DATA SECTION:
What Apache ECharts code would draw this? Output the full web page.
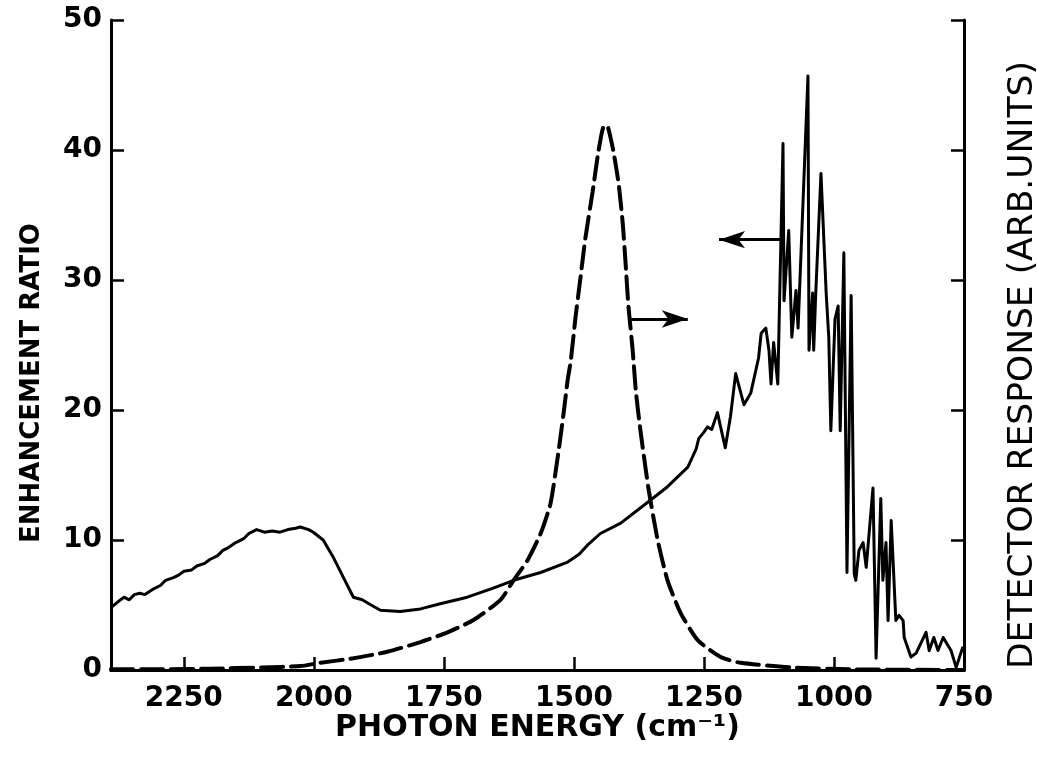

...

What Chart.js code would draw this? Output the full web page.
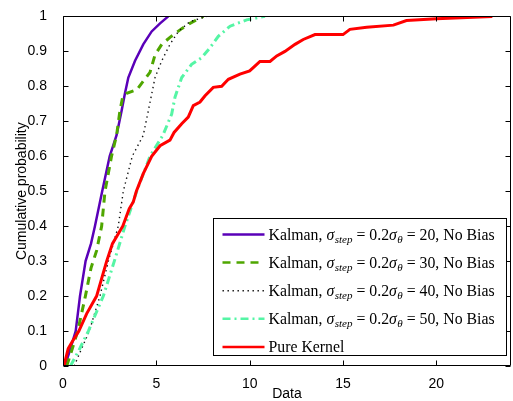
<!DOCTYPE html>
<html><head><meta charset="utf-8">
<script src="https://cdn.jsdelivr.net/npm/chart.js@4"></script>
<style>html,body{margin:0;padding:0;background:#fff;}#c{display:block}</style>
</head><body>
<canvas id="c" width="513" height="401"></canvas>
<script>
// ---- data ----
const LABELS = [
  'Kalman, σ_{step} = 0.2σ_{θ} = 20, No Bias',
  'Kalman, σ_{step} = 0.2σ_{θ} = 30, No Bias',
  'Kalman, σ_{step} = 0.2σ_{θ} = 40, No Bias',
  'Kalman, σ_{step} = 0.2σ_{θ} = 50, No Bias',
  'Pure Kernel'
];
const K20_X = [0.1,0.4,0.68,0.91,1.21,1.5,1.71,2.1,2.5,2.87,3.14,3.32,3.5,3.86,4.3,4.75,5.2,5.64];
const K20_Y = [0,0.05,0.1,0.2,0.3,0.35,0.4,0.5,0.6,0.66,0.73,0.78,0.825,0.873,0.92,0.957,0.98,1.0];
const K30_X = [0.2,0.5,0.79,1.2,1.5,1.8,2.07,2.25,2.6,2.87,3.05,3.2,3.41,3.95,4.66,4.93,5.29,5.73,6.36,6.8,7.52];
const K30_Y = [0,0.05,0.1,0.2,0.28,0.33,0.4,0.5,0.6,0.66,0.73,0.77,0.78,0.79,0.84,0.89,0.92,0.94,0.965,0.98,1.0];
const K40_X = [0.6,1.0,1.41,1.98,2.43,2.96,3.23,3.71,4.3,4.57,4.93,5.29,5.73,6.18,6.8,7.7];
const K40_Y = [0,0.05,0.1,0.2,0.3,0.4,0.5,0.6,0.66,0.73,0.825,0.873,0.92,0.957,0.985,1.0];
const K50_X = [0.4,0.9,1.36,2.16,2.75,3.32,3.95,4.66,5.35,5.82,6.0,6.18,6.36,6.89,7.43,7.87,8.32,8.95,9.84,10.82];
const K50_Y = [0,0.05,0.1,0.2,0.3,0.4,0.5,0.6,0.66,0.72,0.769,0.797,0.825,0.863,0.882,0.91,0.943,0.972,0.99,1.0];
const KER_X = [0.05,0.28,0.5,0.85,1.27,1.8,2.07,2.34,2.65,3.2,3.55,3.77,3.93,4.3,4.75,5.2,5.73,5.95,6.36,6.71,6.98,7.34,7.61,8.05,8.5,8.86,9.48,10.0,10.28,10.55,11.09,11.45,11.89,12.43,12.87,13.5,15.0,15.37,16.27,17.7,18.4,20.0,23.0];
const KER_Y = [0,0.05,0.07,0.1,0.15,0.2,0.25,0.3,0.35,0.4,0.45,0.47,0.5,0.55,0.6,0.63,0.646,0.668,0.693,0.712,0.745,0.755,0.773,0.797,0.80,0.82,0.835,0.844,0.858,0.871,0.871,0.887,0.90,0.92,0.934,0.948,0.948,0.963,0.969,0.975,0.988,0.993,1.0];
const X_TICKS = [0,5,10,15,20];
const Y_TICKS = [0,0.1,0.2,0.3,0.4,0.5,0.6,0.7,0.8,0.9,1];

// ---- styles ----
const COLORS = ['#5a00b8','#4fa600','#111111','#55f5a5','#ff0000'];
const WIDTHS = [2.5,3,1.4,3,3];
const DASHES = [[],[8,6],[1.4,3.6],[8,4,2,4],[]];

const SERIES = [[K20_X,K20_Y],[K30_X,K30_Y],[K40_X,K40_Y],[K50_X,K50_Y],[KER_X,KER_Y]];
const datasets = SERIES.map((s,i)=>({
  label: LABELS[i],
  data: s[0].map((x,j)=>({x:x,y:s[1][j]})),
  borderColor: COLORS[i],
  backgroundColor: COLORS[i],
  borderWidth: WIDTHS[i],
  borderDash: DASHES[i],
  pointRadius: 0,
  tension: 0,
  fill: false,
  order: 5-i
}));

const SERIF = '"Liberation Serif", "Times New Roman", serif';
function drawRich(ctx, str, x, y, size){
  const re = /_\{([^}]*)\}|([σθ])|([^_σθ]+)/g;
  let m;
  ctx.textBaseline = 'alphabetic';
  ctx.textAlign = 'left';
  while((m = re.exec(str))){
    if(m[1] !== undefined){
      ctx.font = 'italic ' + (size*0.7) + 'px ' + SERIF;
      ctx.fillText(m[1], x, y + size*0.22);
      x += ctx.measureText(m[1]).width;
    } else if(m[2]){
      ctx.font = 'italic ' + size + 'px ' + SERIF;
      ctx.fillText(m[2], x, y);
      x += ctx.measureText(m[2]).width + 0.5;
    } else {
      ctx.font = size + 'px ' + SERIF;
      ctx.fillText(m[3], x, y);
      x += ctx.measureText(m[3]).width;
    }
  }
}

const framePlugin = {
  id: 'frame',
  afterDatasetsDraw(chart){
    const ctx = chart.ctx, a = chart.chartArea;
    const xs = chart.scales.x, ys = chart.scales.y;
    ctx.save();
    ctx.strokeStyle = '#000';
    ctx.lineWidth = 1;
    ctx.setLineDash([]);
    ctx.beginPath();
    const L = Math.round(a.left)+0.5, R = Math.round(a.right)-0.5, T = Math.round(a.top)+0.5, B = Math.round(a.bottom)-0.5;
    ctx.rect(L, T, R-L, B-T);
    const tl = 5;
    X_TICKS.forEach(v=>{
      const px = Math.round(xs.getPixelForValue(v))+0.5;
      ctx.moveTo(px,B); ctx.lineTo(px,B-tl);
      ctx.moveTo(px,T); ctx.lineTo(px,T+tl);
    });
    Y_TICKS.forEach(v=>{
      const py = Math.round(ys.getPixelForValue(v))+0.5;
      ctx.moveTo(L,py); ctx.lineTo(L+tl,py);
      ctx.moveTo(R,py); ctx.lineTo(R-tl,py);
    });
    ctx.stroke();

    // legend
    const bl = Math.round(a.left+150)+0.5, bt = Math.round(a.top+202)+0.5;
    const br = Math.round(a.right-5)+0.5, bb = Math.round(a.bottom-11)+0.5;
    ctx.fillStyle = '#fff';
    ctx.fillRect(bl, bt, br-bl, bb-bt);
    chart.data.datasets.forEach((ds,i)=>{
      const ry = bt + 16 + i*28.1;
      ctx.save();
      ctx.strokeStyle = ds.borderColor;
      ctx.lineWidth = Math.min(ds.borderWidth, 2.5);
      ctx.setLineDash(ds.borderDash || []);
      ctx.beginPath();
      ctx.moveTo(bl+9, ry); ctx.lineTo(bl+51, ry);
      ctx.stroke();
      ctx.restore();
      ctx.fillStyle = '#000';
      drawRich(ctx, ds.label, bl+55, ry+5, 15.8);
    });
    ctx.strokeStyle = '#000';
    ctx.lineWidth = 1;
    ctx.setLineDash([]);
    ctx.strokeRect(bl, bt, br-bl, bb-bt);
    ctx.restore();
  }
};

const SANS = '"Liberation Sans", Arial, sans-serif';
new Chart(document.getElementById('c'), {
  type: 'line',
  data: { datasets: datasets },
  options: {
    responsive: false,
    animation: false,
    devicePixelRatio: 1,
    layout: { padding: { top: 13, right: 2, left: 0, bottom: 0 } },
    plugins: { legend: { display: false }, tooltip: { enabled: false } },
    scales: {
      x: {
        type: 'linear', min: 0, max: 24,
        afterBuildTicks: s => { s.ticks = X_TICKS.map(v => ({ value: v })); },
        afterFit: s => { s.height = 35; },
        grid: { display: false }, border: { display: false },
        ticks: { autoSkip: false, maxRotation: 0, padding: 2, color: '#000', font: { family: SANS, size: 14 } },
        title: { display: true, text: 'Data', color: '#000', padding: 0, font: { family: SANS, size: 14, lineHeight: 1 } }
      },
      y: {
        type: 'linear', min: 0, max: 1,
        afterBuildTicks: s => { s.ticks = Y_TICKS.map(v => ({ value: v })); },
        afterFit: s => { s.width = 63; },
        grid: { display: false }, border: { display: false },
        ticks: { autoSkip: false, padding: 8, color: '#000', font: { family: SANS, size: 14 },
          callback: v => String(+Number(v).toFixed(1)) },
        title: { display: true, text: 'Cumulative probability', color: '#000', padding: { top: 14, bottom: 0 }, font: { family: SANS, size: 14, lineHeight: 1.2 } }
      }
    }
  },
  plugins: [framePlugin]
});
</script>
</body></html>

TASK STATEMENT: From the entries above, pull out each line that includes "full".

EXPECTED ANSWER:
What Apache ECharts code would draw this? Output the full web page.
What Chart.js code would draw this? Output the full web page.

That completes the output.